FINLAND: Give with one hand; take with the other
Ian R Dobson*
06 December 2009
Issue: 104



Changes in the way government provides funds to Finnish universities from 2010 are causing them a few unnecessary headaches. Universities will become responsible for monitoring their own cash flow and will be responsible for paying their own VAT, workers' compensation insurance and the 'unemployment tax surcharge' that is levied on all employers.

Naturally the universities expected to be compensated for all the expenses previously handled centrally in government ministries. But life was not meant to be easy!

The changes to funding and accounting are part of a new Universities Act that will radically reform Finland's higher education sector. The act comes into force on 1 January and legislates for three major reforms: there will be changes in the ownership and management of university buildings; university governance will be transformed; and universities will become independent legal entities, rather than continuing to be organised as though they were a branch of government.

Although the bulk of funding will continue to come from the government, the money will henceforth be in the form of monthly payments to be managed by the universities themselves. As their finance officers have been working around the clock preparing for these radical changes to accounting procedures, they have started to notice the additional costs occasioned by the reforms.

New accounting systems have to be ready to go live on 1 January and large numbers of university staff have to be trained in 'the new ways' while consultants' bills have to be paid. It has come as a surprise that the government appears to be a doing a little cost-cutting by stealth, meaning that the costs to the universities of the reforms will be even higher.

Finnish universities are not currently involved with matters such as VAT and insurance; the government looked after it all centrally. As university education is tuition-fee free for all in Finland, and this is protected under the constitution, even the newly 'independent' institutions from 2010 will continue to rely heavily on government funds.

Universities were expecting that new funding arrangements would see their budgets automatically augmented to meet all the additional costs they will have under the new legislation. While this has happened to a point, universities have now discovered they are expected to pay the unemployment tax surcharge themselves.

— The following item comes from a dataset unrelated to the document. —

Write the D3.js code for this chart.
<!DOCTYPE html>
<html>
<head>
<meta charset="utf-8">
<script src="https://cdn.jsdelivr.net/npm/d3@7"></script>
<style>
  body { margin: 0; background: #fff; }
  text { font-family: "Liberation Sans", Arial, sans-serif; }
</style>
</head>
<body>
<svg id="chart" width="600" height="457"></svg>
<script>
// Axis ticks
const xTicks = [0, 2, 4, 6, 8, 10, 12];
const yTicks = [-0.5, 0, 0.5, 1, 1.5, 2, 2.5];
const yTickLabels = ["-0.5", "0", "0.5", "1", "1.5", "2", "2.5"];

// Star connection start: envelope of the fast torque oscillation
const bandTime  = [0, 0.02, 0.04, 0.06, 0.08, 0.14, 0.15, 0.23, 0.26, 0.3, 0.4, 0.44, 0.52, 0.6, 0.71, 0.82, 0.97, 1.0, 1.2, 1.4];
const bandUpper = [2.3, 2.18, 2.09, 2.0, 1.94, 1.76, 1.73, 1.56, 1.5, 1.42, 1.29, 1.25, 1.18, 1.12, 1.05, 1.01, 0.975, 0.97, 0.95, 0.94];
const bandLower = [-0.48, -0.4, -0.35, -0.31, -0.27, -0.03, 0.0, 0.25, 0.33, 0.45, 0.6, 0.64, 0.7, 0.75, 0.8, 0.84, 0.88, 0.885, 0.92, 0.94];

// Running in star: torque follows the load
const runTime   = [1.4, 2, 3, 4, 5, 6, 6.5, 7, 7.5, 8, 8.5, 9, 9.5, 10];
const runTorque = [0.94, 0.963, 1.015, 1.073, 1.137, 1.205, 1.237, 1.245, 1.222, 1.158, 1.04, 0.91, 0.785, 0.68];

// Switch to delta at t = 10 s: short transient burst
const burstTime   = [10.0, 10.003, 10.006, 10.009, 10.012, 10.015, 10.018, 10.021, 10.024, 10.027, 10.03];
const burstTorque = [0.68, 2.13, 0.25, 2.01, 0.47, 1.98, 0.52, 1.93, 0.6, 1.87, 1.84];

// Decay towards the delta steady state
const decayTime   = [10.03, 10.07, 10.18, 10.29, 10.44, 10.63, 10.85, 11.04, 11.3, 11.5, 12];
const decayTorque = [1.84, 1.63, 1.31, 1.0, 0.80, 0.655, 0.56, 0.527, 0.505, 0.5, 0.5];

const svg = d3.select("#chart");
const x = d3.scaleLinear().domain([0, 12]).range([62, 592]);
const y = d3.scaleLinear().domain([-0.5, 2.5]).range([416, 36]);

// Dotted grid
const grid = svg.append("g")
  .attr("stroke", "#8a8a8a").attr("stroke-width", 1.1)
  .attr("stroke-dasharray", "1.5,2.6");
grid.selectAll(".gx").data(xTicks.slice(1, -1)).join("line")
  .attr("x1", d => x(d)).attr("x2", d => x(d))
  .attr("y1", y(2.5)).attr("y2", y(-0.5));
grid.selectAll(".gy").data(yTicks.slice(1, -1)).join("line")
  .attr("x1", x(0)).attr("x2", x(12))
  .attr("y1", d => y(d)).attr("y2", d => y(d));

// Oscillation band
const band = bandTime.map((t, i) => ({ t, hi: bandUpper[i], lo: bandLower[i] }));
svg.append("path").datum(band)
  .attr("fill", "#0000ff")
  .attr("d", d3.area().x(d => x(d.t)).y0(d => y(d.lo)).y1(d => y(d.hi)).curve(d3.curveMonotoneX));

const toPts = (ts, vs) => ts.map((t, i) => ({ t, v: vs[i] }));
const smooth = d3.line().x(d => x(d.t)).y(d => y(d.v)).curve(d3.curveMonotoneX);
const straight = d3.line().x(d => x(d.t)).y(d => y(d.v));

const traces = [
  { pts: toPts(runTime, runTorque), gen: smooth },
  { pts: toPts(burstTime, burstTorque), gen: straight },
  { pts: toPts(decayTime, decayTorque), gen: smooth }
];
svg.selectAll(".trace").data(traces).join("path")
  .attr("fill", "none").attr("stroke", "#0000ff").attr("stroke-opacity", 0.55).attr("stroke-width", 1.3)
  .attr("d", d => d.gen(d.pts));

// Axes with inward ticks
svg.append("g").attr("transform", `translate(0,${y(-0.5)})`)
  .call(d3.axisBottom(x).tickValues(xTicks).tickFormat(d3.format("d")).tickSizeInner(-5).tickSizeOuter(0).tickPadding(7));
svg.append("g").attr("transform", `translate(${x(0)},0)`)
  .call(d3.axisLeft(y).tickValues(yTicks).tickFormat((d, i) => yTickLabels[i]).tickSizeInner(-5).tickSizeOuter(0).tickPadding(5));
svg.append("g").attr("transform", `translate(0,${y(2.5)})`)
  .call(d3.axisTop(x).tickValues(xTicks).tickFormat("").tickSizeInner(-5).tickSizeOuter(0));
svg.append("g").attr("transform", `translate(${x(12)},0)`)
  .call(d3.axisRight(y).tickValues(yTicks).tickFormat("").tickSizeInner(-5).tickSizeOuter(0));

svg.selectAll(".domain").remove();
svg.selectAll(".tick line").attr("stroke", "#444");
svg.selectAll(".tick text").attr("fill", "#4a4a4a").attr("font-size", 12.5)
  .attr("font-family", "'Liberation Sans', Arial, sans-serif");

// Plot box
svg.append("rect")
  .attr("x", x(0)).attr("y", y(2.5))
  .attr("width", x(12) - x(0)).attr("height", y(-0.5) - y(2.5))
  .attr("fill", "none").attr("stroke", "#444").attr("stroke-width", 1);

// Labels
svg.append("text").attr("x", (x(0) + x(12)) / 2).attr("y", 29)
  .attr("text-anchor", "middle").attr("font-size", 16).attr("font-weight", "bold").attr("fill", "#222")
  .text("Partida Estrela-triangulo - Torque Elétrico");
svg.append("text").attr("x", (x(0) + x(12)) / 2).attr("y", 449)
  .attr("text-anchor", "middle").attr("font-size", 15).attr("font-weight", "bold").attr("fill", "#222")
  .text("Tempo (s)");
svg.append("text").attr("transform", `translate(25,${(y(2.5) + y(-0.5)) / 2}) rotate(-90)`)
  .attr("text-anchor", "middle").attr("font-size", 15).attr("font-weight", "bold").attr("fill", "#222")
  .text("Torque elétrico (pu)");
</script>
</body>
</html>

Apparently the Ministry of Education budgeted to cover this tax but it was rescinded by taxation officials at the Ministry of Finance. This surcharge is collected from all Finnish employers and is set at 2.6% of the gross salaries bill.

For the university sector, that means more than EUR35million (US$53 million) that might otherwise have been spent on teaching or research. The University of Helsinki, the largest, would be hardest hit with an extra EUR8 million added to its wages bill.

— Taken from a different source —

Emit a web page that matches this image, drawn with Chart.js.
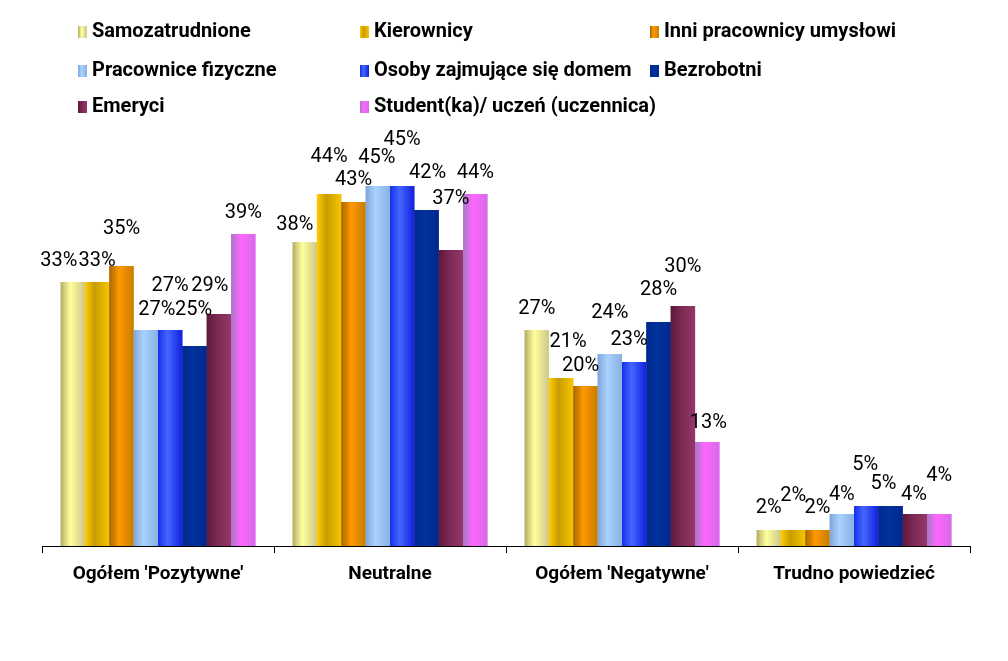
<!DOCTYPE html>
<html>
<head>
<meta charset="utf-8">
<script src="https://cdn.jsdelivr.net/npm/chart.js@4/dist/chart.umd.min.js"></script>
<style>
  body { margin: 0; background: #fff; }
  #wrap { position: relative; width: 1008px; height: 661px; }
  #legend { position: absolute; left: 0; top: 0; width: 1008px; height: 130px;
    font-family: Roboto, sans-serif; font-weight: bold; font-size: 20px; color: #000; }
  .item { position: absolute; height: 20px; line-height: 20px; white-space: nowrap; }
  .box { display: inline-block; width: 9px; height: 12px; margin-right: 5px; vertical-align: -1px; }
</style>
</head>
<body>
<div id="wrap">
  <canvas id="myChart" width="1008" height="661"></canvas>
  <div id="legend"></div>
</div>
<script>
// categories and series
var categories = ["Ogółem 'Pozytywne'", "Neutralne", "Ogółem 'Negatywne'", "Trudno powiedzieć"];
var seriesNames = [
  "Samozatrudnione",
  "Kierownicy",
  "Inni pracownicy umysłowi",
  "Pracownice fizyczne",
  "Osoby zajmujące się domem",
  "Bezrobotni",
  "Emeryci",
  "Student(ka)/ uczeń (uczennica)",
];
var samozatrudnione = [33, 38, 27, 2];
var kierownicy = [33, 44, 21, 2];
var inniUmyslowi = [35, 43, 20, 2];
var pracowniceFizyczne = [27, 45, 24, 4];
var osobyDom = [27, 45, 23, 5];
var bezrobotni = [25, 42, 28, 5];
var emeryci = [29, 37, 30, 4];
var studenci = [39, 44, 13, 4];
var seriesValues = [samozatrudnione, kierownicy, inniUmyslowi, pracowniceFizyczne, osobyDom, bezrobotni, emeryci, studenci];

// gradient stops per series: left edge, highlight, right edge
var gradients = [
  ["#B3AC68", "#FFFF9C", "#CDC78A"],
  ["#FFCC00", "#C89C00", "#F7C500"],
  ["#A66600", "#FF9900", "#C97D00"],
  ["#7FA5D9", "#A9D3FF", "#88B0E2"],
  ["#1530EC", "#4566FF", "#1120DC"],
  ["#00278C", "#00329B", "#00288E"],
  ["#5A1A3B", "#7B2751", "#94386B"],
  ["#A679C6", "#FF66FF", "#D36CE6"],
];

// label nudges [dx, dy] from the top centre of each bar
var labelNudge = [
  [[-14, -21], [-10, -17], [0, -21], [0, -22]],
  [[0, -21], [0, -37], [7, -36], [0, -34]],
  [[0, -37], [0, -22], [-5, -20], [0, -22]],
  [[11, -20], [-1, -28], [0, -41], [0, -19]],
  [[0, -44], [0, -46], [-5, -22], [-1, -41]],
  [[-1, -36], [1, -37], [0, -32], [-7, -22]],
  [[-9, -28], [0, -51], [0, -39], [-1, -19]],
  [[0, -21], [0, -21], [1, -19], [0, -38]],
];

// legend (3 columns)
var legendCols = [78, 360, 650];
var legendRows = [20, 59, 95];
var legend = document.getElementById("legend");
seriesNames.forEach(function (name, i) {
  var g = gradients[i];
  var div = document.createElement("div");
  div.className = "item";
  div.style.left = legendCols[i % 3] + "px";
  div.style.top = legendRows[Math.floor(i / 3)] + "px";
  div.innerHTML = '<span class="box" style="background:linear-gradient(to right,' +
    g[0] + "," + g[1] + " 40%," + g[2] + ')"></span>' + name;
  legend.appendChild(div);
});

// bars painted with horizontal gradients + labels
var barStyle = {
  id: "barStyle",
  afterDatasetsDraw: function (chart) {
    var ctx = chart.ctx;
    chart.data.datasets.forEach(function (ds, i) {
      var meta = chart.getDatasetMeta(i);
      var g = gradients[i];
      meta.data.forEach(function (bar, j) {
        var p = bar.getProps(["x", "y", "base", "width"], true);
        var left = p.x - p.width / 2;
        var grad = ctx.createLinearGradient(left, 0, left + p.width, 0);
        grad.addColorStop(0, g[0]);
        grad.addColorStop(0.4, g[1]);
        grad.addColorStop(1, g[2]);
        ctx.fillStyle = grad;
        ctx.fillRect(left, p.y, p.width, p.base - p.y);
      });
    });
    ctx.save();
    ctx.font = "20px Roboto, sans-serif";
    ctx.fillStyle = "#000";
    ctx.textAlign = "center";
    ctx.textBaseline = "middle";
    chart.data.datasets.forEach(function (ds, i) {
      var meta = chart.getDatasetMeta(i);
      meta.data.forEach(function (bar, j) {
        var n = labelNudge[i][j];
        ctx.fillText(ds.data[j] + "%", bar.x + n[0], bar.y + n[1]);
      });
    });
    ctx.restore();
  },
};

var ctx = document.getElementById("myChart").getContext("2d");
var myChart = new Chart(ctx, {
  type: "bar",
  data: {
    labels: categories,
    datasets: seriesValues.map(function (vals, i) {
      return {
        label: seriesNames[i],
        data: vals,
        backgroundColor: gradients[i][1],
        borderWidth: 0,
        categoryPercentage: 0.84,
        barPercentage: 1.0,
      };
    }),
  },
  options: {
    responsive: false,
    animation: false,
    layout: { padding: { left: 42, right: 38, top: 146, bottom: 0 } },
    plugins: {
      legend: { display: false },
      tooltip: { enabled: false },
    },
    scales: {
      x: {
        grid: {
          offset: true,
          drawOnChartArea: false,
          drawTicks: true,
          tickLength: 7,
          color: "#000",
        },
        border: { display: true, color: "#000", width: 1 },
        ticks: {
          color: "#000",
          padding: 10,
          font: { family: "Roboto, sans-serif", size: 19, weight: "bold" },
        },
        afterFit: function (scale) {
          scale.height = 115;
        },
      },
      y: {
        display: false,
        min: 0,
        max: 50,
      },
    },
  },
  plugins: [barStyle],
});
</script>
</body>
</html>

This is not the first time the Finance Ministry has reacted unexpectedly to the university reforms. One aim of the new University Act is to foster an 'entrepreneurial culture' in the sector but, as previously reported in University World News, according to tax officials the new 'entrepreneurial' universities will be subject to tax on so-called 'business activities', even those that do not cover their real costs although they were always exempt from this form of taxation as well.

Most of the preparations for the university reforms have been going smoothly but different branches of government seem uncertain about what should happen, and how. Nothing is certain except for death and taxes.

* Dr Ian Dobson is an Australian scholar based in Finland. He is editor of the Australian Universities Review.